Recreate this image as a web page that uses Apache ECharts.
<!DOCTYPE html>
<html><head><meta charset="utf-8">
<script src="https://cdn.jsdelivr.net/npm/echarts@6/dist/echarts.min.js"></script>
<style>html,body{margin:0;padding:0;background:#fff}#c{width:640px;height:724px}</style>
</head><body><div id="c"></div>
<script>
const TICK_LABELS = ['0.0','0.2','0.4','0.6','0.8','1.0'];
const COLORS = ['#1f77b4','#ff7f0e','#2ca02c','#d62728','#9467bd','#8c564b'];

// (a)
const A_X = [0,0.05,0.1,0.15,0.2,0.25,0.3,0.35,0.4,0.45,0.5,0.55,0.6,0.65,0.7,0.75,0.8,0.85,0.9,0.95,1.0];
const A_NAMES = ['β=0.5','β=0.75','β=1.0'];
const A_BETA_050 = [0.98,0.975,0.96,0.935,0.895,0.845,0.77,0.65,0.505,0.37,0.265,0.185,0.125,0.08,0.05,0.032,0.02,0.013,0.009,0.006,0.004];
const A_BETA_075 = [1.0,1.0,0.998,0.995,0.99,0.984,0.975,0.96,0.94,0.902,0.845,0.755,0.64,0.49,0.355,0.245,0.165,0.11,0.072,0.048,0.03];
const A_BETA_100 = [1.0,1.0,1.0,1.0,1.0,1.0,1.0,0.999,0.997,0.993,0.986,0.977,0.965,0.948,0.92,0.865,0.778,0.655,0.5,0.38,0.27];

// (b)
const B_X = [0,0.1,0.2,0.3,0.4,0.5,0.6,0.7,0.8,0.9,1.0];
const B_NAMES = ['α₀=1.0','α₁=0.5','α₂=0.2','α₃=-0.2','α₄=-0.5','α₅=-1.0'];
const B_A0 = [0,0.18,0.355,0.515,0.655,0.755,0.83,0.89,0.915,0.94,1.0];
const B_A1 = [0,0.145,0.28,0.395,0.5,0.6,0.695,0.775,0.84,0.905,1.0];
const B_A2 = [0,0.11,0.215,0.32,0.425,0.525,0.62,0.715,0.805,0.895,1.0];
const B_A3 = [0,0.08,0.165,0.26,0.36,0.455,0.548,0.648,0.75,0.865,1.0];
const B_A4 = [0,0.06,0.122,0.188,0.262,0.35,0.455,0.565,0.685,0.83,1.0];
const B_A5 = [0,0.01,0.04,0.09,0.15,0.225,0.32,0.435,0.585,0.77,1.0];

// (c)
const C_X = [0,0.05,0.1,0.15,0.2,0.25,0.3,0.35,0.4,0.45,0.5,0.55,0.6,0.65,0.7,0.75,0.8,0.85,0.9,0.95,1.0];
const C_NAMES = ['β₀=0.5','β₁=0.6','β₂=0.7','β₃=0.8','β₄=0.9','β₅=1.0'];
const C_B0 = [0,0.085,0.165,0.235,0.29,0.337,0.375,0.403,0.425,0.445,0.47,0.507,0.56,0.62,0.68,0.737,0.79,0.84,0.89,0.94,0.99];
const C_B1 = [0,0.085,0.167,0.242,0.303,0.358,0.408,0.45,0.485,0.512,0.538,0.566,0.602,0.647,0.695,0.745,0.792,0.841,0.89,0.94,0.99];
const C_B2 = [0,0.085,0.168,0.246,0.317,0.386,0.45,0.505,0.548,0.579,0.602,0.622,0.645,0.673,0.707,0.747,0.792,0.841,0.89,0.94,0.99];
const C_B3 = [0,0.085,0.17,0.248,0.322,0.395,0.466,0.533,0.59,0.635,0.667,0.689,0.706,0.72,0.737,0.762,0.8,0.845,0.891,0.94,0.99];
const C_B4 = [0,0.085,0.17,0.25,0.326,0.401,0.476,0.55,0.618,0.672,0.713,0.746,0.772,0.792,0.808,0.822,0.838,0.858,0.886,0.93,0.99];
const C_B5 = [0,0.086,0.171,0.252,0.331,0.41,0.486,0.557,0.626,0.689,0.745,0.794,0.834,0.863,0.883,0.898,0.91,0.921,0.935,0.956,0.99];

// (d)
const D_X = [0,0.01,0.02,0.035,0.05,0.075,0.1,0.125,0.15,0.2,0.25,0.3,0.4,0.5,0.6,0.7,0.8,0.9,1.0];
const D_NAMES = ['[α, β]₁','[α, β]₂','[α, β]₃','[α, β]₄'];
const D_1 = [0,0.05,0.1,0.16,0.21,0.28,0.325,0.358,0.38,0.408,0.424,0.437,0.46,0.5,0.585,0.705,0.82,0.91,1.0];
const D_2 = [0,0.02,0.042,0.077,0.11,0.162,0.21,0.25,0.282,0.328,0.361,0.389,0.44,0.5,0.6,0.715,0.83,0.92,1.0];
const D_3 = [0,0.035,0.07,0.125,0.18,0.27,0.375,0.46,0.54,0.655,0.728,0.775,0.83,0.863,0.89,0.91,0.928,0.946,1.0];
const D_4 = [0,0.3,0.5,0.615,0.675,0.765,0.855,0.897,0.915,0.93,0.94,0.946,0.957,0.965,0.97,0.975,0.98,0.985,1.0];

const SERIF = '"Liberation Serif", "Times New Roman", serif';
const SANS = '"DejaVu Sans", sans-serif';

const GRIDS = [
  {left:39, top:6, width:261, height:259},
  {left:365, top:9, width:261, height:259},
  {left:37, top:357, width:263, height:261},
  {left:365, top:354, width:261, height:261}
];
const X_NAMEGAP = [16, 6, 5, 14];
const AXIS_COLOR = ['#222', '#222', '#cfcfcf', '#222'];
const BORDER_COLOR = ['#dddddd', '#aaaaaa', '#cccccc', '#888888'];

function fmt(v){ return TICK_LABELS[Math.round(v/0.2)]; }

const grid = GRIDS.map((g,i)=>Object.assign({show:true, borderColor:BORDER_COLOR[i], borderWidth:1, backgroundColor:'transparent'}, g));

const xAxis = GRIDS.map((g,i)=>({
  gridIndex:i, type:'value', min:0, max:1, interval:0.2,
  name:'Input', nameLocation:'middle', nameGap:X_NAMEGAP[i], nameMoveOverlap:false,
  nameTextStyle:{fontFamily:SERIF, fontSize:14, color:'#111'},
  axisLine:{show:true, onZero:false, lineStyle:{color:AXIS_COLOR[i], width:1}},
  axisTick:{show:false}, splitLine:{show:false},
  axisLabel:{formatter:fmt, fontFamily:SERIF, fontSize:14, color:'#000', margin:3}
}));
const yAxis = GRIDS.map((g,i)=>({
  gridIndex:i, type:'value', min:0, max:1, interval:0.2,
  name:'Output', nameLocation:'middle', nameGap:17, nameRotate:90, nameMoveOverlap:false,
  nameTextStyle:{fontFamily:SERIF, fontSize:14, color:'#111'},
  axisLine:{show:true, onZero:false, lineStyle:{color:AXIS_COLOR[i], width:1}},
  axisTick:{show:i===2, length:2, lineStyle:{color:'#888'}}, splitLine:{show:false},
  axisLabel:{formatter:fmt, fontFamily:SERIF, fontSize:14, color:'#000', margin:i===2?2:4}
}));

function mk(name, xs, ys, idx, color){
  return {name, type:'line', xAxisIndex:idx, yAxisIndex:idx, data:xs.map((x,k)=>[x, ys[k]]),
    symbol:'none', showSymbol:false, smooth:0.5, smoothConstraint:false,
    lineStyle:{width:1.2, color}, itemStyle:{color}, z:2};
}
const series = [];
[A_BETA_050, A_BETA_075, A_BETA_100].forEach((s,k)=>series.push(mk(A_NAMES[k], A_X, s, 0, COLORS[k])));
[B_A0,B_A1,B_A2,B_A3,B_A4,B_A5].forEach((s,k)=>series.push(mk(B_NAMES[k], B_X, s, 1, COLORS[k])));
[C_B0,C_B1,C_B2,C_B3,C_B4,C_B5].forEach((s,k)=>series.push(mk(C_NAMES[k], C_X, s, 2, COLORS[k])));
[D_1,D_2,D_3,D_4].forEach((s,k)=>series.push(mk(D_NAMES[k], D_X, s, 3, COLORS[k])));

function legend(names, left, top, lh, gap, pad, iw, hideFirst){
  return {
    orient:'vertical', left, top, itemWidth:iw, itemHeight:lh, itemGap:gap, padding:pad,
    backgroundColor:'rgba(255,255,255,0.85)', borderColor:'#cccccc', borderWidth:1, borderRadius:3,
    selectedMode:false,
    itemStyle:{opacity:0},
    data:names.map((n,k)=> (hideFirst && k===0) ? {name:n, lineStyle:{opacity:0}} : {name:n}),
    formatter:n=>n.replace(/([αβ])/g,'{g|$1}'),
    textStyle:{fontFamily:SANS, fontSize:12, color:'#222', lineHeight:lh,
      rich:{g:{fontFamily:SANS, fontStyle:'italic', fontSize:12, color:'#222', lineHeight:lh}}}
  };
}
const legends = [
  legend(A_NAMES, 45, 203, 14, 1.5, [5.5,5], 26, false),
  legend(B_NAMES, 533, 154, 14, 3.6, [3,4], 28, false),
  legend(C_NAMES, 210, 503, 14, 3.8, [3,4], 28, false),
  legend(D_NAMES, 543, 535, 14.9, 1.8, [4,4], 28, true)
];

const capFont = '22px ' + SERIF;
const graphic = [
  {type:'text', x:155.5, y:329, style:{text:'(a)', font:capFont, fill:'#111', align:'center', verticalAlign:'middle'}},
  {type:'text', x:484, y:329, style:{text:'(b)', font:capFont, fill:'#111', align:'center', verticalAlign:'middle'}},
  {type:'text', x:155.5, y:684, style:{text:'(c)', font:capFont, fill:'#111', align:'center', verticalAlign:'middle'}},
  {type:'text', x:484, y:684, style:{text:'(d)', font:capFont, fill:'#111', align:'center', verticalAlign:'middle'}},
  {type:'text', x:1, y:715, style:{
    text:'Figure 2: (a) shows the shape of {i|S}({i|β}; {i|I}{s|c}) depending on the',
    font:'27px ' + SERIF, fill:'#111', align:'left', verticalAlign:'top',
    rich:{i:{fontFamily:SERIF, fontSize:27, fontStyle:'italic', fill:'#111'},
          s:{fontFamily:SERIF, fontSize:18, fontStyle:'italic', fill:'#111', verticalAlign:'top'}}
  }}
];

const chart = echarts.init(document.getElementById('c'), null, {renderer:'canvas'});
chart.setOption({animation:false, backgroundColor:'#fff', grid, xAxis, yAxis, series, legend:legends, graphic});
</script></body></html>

**Required task**. Emit, unaltered, the lines from the top of the listing down through the line that holds "B_A5 = [0,0.01,0.04,0.09,0.15,0.225,0.32,0.435,0.585,0.77,1.0];"; emit nothing else.

**Result**.
Recreate this image as a web page that uses Apache ECharts.
<!DOCTYPE html>
<html><head><meta charset="utf-8">
<script src="https://cdn.jsdelivr.net/npm/echarts@6/dist/echarts.min.js"></script>
<style>html,body{margin:0;padding:0;background:#fff}#c{width:640px;height:724px}</style>
</head><body><div id="c"></div>
<script>
const TICK_LABELS = ['0.0','0.2','0.4','0.6','0.8','1.0'];
const COLORS = ['#1f77b4','#ff7f0e','#2ca02c','#d62728','#9467bd','#8c564b'];

// (a)
const A_X = [0,0.05,0.1,0.15,0.2,0.25,0.3,0.35,0.4,0.45,0.5,0.55,0.6,0.65,0.7,0.75,0.8,0.85,0.9,0.95,1.0];
const A_NAMES = ['β=0.5','β=0.75','β=1.0'];
const A_BETA_050 = [0.98,0.975,0.96,0.935,0.895,0.845,0.77,0.65,0.505,0.37,0.265,0.185,0.125,0.08,0.05,0.032,0.02,0.013,0.009,0.006,0.004];
const A_BETA_075 = [1.0,1.0,0.998,0.995,0.99,0.984,0.975,0.96,0.94,0.902,0.845,0.755,0.64,0.49,0.355,0.245,0.165,0.11,0.072,0.048,0.03];
const A_BETA_100 = [1.0,1.0,1.0,1.0,1.0,1.0,1.0,0.999,0.997,0.993,0.986,0.977,0.965,0.948,0.92,0.865,0.778,0.655,0.5,0.38,0.27];

// (b)
const B_X = [0,0.1,0.2,0.3,0.4,0.5,0.6,0.7,0.8,0.9,1.0];
const B_NAMES = ['α₀=1.0','α₁=0.5','α₂=0.2','α₃=-0.2','α₄=-0.5','α₅=-1.0'];
const B_A0 = [0,0.18,0.355,0.515,0.655,0.755,0.83,0.89,0.915,0.94,1.0];
const B_A1 = [0,0.145,0.28,0.395,0.5,0.6,0.695,0.775,0.84,0.905,1.0];
const B_A2 = [0,0.11,0.215,0.32,0.425,0.525,0.62,0.715,0.805,0.895,1.0];
const B_A3 = [0,0.08,0.165,0.26,0.36,0.455,0.548,0.648,0.75,0.865,1.0];
const B_A4 = [0,0.06,0.122,0.188,0.262,0.35,0.455,0.565,0.685,0.83,1.0];
const B_A5 = [0,0.01,0.04,0.09,0.15,0.225,0.32,0.435,0.585,0.77,1.0];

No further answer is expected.